(Exercise):
Go through the listing and pick out each line with the word "this" in it.
[begin Information shown]
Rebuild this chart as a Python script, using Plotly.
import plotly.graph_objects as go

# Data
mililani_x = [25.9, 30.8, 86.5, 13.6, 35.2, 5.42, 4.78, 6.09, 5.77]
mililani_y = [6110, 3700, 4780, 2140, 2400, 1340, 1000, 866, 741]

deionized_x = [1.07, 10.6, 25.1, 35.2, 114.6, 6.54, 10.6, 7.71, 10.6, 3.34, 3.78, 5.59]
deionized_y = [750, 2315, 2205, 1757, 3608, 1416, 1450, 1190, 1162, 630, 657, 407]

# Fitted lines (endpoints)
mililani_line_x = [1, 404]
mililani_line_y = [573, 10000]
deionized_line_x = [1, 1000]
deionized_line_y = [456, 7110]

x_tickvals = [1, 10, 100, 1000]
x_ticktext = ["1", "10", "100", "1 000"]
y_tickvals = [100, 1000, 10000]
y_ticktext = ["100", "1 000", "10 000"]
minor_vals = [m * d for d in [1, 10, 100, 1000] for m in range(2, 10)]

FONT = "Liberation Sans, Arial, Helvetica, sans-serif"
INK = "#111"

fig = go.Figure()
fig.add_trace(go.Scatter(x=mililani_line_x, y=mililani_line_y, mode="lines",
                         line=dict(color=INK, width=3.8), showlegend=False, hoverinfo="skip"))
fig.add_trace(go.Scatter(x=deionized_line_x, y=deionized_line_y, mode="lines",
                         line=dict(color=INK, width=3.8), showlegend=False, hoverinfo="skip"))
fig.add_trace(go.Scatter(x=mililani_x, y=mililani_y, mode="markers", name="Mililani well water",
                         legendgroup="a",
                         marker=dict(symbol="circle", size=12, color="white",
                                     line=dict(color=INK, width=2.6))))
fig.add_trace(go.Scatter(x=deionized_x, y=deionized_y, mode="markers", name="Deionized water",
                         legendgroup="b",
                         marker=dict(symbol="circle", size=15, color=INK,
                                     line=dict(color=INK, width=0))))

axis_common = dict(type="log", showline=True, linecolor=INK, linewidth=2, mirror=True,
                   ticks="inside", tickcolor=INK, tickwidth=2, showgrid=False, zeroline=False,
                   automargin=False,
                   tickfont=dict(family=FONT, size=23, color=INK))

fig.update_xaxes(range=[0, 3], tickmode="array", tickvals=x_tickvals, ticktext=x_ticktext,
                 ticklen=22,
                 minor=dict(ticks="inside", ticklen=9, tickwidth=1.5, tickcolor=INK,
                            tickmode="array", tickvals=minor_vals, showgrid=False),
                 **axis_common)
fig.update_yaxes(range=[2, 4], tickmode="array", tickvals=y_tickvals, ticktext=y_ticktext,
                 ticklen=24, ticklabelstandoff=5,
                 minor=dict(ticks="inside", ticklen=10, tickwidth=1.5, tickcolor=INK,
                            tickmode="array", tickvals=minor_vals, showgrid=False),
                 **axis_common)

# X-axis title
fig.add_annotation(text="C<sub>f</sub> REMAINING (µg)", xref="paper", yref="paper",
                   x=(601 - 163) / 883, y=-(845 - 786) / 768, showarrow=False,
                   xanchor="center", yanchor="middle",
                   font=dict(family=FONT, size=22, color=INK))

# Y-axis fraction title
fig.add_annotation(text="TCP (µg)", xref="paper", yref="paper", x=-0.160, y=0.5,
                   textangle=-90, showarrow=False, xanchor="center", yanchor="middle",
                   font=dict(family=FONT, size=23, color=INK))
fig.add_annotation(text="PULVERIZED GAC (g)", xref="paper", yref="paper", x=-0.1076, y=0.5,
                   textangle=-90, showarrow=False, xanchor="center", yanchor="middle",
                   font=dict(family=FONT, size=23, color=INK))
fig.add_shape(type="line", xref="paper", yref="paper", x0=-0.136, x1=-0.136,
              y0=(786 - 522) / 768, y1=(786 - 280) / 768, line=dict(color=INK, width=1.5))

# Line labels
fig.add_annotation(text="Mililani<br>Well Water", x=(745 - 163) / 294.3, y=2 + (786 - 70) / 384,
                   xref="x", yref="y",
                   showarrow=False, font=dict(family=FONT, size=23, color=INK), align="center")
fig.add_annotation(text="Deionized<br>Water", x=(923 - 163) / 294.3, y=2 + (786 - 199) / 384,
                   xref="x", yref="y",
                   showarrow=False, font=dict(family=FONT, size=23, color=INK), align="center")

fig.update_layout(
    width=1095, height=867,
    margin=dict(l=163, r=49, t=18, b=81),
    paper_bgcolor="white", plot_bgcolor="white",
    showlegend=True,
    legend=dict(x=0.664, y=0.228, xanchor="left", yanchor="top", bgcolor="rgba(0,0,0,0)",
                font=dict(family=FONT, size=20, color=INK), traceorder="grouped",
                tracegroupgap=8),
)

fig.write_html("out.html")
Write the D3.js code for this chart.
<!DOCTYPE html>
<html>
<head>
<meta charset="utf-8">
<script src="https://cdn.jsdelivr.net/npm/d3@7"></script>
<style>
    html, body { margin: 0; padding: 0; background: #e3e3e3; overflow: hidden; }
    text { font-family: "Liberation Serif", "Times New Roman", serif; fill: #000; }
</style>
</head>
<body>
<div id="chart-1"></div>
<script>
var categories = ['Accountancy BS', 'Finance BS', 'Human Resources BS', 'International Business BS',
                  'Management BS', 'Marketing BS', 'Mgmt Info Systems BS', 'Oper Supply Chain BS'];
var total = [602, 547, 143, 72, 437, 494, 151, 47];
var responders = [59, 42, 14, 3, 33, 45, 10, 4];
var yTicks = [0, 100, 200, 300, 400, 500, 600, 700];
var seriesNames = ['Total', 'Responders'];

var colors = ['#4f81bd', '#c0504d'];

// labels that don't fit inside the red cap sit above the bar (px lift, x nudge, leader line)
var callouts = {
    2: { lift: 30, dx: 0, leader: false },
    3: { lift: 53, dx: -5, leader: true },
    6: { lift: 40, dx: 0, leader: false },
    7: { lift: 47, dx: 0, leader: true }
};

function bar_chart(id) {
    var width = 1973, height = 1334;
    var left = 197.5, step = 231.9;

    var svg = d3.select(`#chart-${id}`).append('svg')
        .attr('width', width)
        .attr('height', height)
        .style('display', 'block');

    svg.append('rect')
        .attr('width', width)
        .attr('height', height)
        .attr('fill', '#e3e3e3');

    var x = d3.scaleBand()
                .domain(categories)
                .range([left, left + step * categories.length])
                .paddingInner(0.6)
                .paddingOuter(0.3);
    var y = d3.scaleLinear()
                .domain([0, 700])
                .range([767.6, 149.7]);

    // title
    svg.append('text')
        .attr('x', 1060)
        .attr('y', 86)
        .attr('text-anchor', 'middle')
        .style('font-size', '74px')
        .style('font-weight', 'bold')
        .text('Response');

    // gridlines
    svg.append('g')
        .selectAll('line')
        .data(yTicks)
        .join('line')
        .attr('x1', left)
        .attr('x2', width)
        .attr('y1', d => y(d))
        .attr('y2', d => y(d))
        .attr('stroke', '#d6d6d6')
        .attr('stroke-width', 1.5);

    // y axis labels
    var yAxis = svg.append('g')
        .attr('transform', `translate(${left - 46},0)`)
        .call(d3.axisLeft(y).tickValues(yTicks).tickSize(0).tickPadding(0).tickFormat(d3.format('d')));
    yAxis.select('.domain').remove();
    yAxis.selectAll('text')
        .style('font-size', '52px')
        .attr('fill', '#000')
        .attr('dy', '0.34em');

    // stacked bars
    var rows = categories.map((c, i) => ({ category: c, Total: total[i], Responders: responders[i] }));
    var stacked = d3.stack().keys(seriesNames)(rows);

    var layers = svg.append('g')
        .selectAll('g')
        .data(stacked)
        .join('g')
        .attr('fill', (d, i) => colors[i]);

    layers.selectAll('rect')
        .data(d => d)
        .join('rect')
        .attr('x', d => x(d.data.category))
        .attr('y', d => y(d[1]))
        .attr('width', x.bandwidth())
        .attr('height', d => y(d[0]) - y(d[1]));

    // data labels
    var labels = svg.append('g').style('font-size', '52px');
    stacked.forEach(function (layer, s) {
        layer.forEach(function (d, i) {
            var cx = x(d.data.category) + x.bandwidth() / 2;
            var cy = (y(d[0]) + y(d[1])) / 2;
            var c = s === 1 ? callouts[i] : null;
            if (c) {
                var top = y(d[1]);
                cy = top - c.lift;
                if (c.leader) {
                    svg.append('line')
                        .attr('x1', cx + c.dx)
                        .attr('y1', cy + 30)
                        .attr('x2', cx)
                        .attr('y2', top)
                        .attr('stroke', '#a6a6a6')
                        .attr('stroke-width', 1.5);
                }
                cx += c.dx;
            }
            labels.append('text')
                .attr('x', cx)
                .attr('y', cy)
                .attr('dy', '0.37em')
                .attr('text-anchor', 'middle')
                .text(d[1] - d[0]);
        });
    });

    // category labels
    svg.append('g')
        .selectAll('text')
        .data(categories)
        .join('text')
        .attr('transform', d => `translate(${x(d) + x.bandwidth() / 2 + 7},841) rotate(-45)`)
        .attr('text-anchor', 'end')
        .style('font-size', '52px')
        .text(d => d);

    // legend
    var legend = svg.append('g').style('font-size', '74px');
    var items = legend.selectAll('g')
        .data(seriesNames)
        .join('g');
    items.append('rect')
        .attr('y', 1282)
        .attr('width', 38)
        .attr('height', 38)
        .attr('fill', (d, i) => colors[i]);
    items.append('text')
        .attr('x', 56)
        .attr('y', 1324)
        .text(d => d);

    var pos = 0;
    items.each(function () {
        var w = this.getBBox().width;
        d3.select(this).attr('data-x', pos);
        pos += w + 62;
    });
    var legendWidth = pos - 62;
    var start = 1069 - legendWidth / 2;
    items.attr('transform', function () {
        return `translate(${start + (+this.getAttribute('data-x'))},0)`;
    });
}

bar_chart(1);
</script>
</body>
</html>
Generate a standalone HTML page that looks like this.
[end Information shown]
(Expected output):
Rebuild this chart as a Python script, using Plotly.
Write the D3.js code for this chart.
        var w = this.getBBox().width;
        d3.select(this).attr('data-x', pos);
        return `translate(${start + (+this.getAttribute('data-x'))},0)`;
Generate a standalone HTML page that looks like this.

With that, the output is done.